Pythons Project for beginners - Post 20: Text Adventure Game
- Anubhav Somani
- Sep 5
- 2 min read

Let's build a Simple Text-Based Adventure Game. This project is a fantastic introduction to game development logic. It teaches you how to use dictionaries to create a game world, manage a player's state, and handle commands.
First, here is the explanation of how the project is built.
How the "Text-Based Adventure Game" is Made
The Core Idea: The goal is to create a simple game where the player can navigate between different rooms, each with its own description. The player interacts with the game by typing commands like "go north" or "quit".
The Data Structure: A Nested Dictionary for the Map: The best way to represent the game world is with a dictionary. Each key in the main dictionary will be the name of a room. The value for each room will be another dictionary containing its description and a dictionary of exits (e.g., 'north': 'Kitchen'). This structure makes it easy to look up a room's details and see where the player can go from there.
Managing the Game State: We only need one key variable to track the player's progress: current_room. This variable will hold the string name of the room the player is currently in. It will start at a designated starting room (e.g., 'Hall').

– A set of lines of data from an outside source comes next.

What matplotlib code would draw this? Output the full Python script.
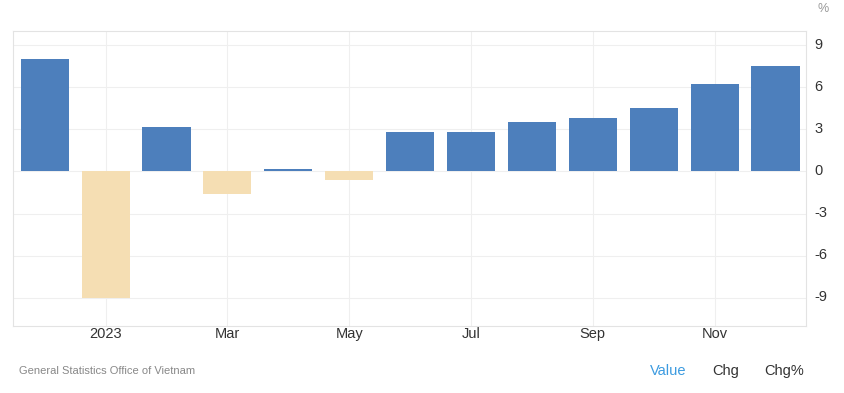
import matplotlib
matplotlib.use("Agg")
import matplotlib.pyplot as plt
from matplotlib.transforms import ScaledTranslation

months = ["Dec", "Jan", "Feb", "Mar", "Apr", "May", "Jun", "Jul", "Aug", "Sep", "Oct", "Nov", "Dec"]
values = [8.0, -9.0, 3.2, -1.6, 0.2, -0.6, 2.8, 2.8, 3.5, 3.8, 4.5, 6.2, 7.5]
tick_idx = [1, 3, 5, 7, 9, 11]
tick_labels = ["2023", "Mar", "May", "Jul", "Sep", "Nov"]
yticks = [-9, -6, -3, 0, 3, 6, 9]

plt.rcParams['font.family'] = ['Liberation Sans', 'DejaVu Sans']
plt.rcParams['axes.unicode_minus'] = False

fig = plt.figure(figsize=(8.44, 3.93), dpi=100)
ax = fig.add_axes([13/844, (393-326)/393, 793/844, 295/393])

x = list(range(len(values)))
colors = ["#4d7fbc" if v >= 0 else "#f5deb3" for v in values]
ax.bar(x, values, width=0.79, color=colors, zorder=3)

ax.set_xlim(-0.52, 12.5)
ax.set_ylim(-11, 10)
ax.set_yticks(yticks)
ax.set_xticks(tick_idx)
ax.set_xticklabels(tick_labels)
ax.yaxis.tick_right()
ax.grid(True, color="#efefef", linewidth=0.8, zorder=0)
for s in ax.spines.values():
    s.set_color("#e3e3e3")
    s.set_linewidth(0.8)
ax.tick_params(axis='both', length=0, labelsize=10.5, colors="#333333")
ax.tick_params(axis='y', pad=6)
ax.tick_params(axis='x', pad=1)
offset = ScaledTranslation(0, 2/100, fig.dpi_scale_trans)
for lbl in ax.get_yticklabels():
    lbl.set_transform(lbl.get_transform() + offset)

fig.text(823/844, 1 - 9/393, "%", fontsize=9, color="#999999", ha="center", va="center")
fig.text(19/844, 1 - 371/393, "General Statistics Office of Vietnam", fontsize=8, color="#888888", ha="left", va="center")
fig.text(668/844, 1 - 371/393, "Value", fontsize=10.5, color="#3c9be0", ha="center", va="center")
fig.text(726/844, 1 - 371/393, "Chg", fontsize=10.5, color="#333333", ha="center", va="center")
fig.text(784/844, 1 - 371/393, "Chg%", fontsize=10.5, color="#333333", ha="center", va="center")

fig.savefig("out.png", dpi=100)
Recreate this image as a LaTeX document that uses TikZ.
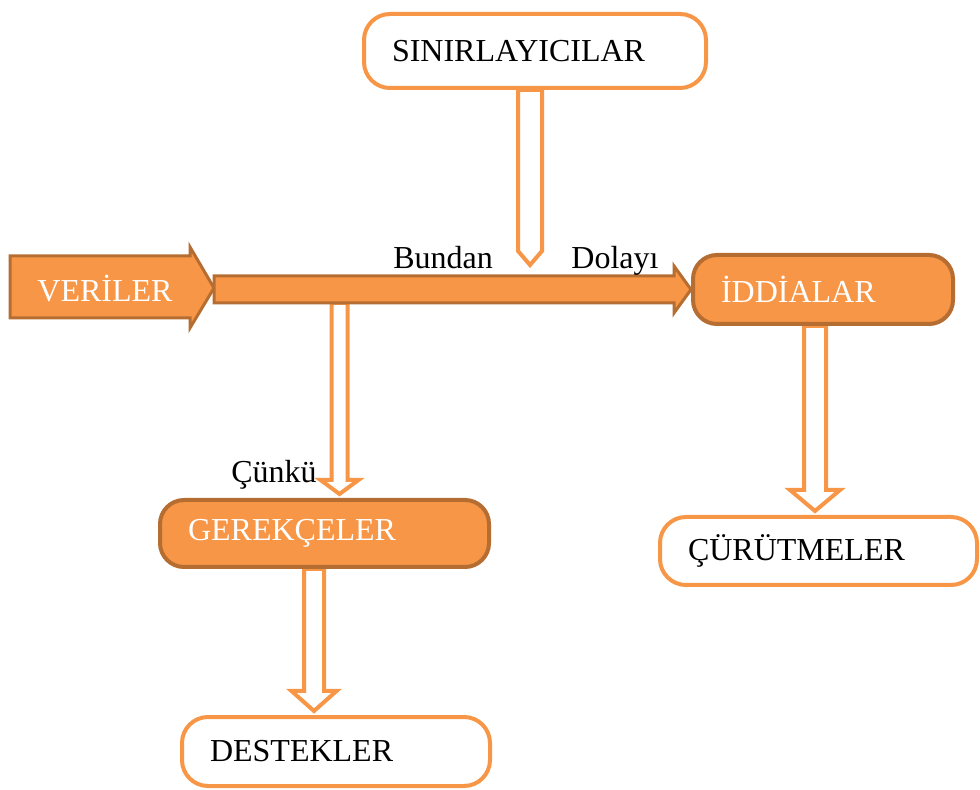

The Main Game Loop: The entire game runs inside a while True loop. This loop ensures the game continues until the player explicitly decides to quit. On each iteration of the loop, the game will:
Display the current room's description.
Ask the player for their next command.
Parsing User Input: The player will enter commands like "go north". We need to process this input to understand what they want to do. The .lower().split() method is perfect for this. It converts the command to lowercase and splits it into a list of words (e.g., ['go', 'north']). This makes it easy to check the action (the first word) and the direction (the second word).
Handling Commands with Conditionals: We use a series of if, elif, and else statements to handle the parsed command:
'quit': If the first word is 'quit', we print a goodbye message and use break to exit the while loop, ending the game.
'go': If the first word is 'go', we check if the second word (the direction) is a valid exit from the current_room's exits dictionary. If it is, we update the current_room variable to the new room. If not, we tell the player they can't go that way.
Invalid Commands: An else block catches any other input and tells the user that their command wasn't recognized.